Ajith Bava 

Ajith Bava 

UI/ UX Designer

The most aggressive and emotional player on the field - that’s what they say about me, and I quite agree to it. From a guy who loved Volleyball till college to a guy who dreams about scoring bicycle goals, life has certainly been a ball game. 

There are two ways to play football - with your fast legs or your fast brain. When you use the latter to play, you are bound to be emotional because it is sheer passion that is driving you. I guess it is a little wonder why I am a huge Buffon fan. 

I love football and I like to keep it with me all the time (I even keep my football boots next to my bed), and no other team does this better than the Catalan Giants. Like they say, it’s more than football in Spain, it is something more.

team of magician

A team of Magicians, they keep doing that. A squad which perfected the idea of total football. A country where it’s not just football, it’s the most beautiful game. 

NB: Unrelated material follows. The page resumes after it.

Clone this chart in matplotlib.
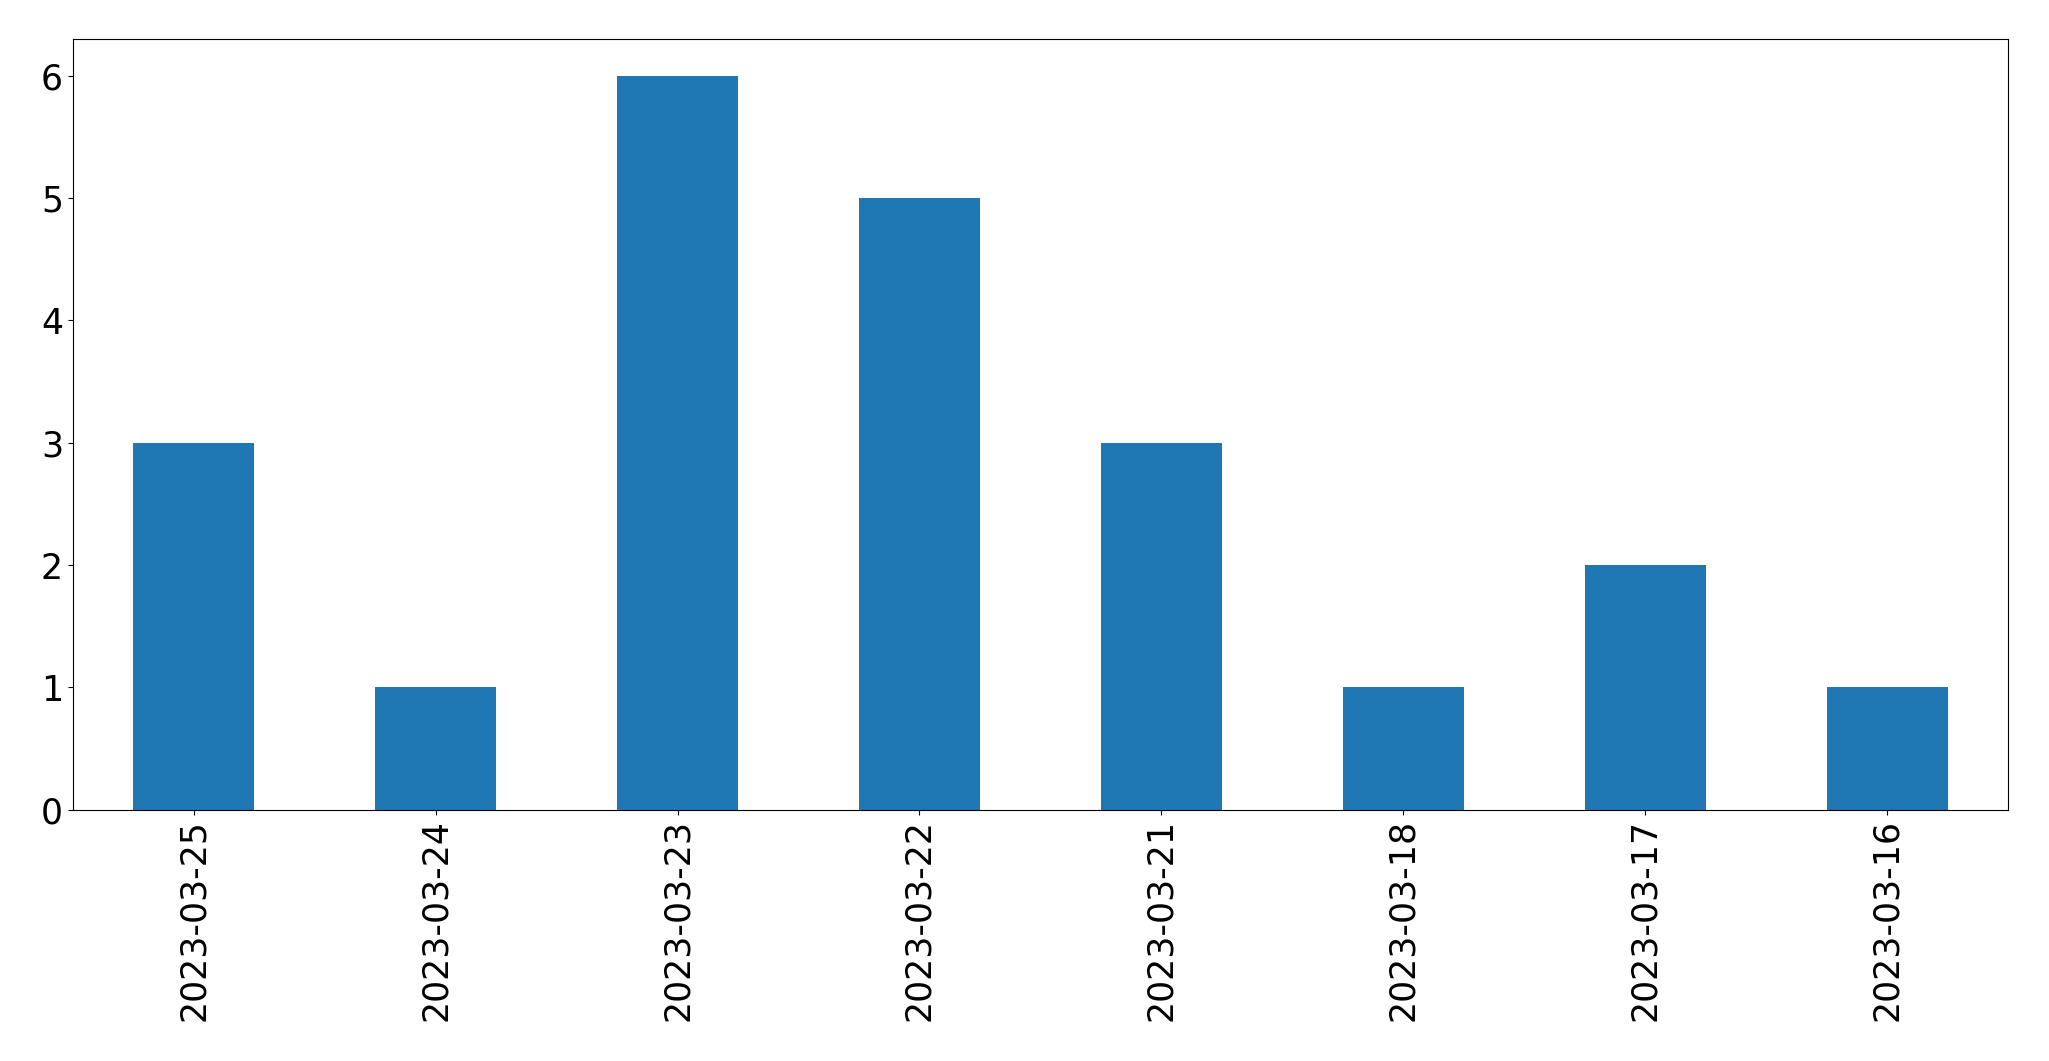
import matplotlib
matplotlib.use("Agg")
import matplotlib.pyplot as plt

dates = ["2023-03-25", "2023-03-24", "2023-03-23", "2023-03-22",
         "2023-03-21", "2023-03-18", "2023-03-17", "2023-03-16"]
counts = [3, 1, 6, 5, 3, 1, 2, 1]

fig = plt.figure(figsize=(20.49, 10.61), dpi=100)
ax = fig.add_axes([0.0355, 0.237, 0.9445, 0.726])
x = list(range(len(dates)))
ax.bar(x, counts, width=0.5, color="#1f77b4")
ax.set_xticks(x)
ax.set_xticklabels(dates, rotation=90)
ax.set_xlim(-0.5, len(dates) - 0.5)
ax.tick_params(axis="both", labelsize=25)
fig.savefig("out.png", dpi=100)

 Spanish footballers respect the ball more than any other country in the world I feel. They love keeping possession of the football, keeping the ball close to their feet, like a mother keeping her child close to her heart.
However, this world cup in Spain is not just about proving what happened last year was a one-off moment, but also bids farewell to one of the greatest artists of the beautiful game, Don Andres.
 

There is more than just emotions when Andres scores a goal.

More often, that man looks for a teammate even when the net is free but when he does decide to score, boy, oh boy, isn’t it breathtaking?!
The last minute peach against Chelsea, the thunderbolt against Real Madrid and of course, the greatest goal ever scored in the history of Spain. 
 

I read in a blog that he went into the 2009 Champions League final with a hole in his thigh, ordered not to shoot.

He reached the World Cup struggling with injury, running around hotel corridors in the middle of the night, unseen by team-mates, trying to prove his fitness to himself. It says something that Del Bosque said “Ï would wait for him, as long as it took.”

He played, the way only Iniesta could, the way that became symbolic of a generation: arguably the best that football in Spain along with Xavi, maybe anywhere, has seen. “An era departs with him,” said a report. “A style, too. A way of playing and a way of life.” After Rome, Alex Ferguson talked about how “he and Xavi get you on that carousel” and he experienced that again at Wembley in 2011.



In South Africa, he scored the winning goal, 116 minutes into the final, peeling off his shirt to reveal a vest underneath. “Dani Jarque, always with us,” it said, written by the physio Hugo before kick-off for Iniesta in honour of the Espanyol captain, his friend, who had passed away after a sudden unexpected heart attack. Jarque’s wife Jessica watched the match on TV, her first in a year since his death. “Seconds before the goal, I knew it was coming. I started to cry before you scored,” she told Iniesta. As the ball sat up, he said he heard “the silence”.

And then he scored. The goal.

Spain have never believed in fast counter attacks or crosses into the 6-yard box. Their game is poised, even when they have one defender in front of them, they believe in total football, total control of the game.

Now, let’s do a little list. Iniesta, Isco, Sergio Ramos, De Gea, David Silva, Pique, Jordi Alba, Asensio, Azpilicueta, Busquets,Diego Costa… isn’t going to be little this is it. Okay, Spain, we get it, you’re amazing

The side that starts their opening game against Portugal will almost certainly be a classic mix of youth and experience: a spine of 2010’s winners

With a sprinkling of up-and-coming talent at full back in Isco and Asensio, and the ever-reliable Sergio Ramos as their Capitano.

Are we going to see Iniesta take off his jersey once again?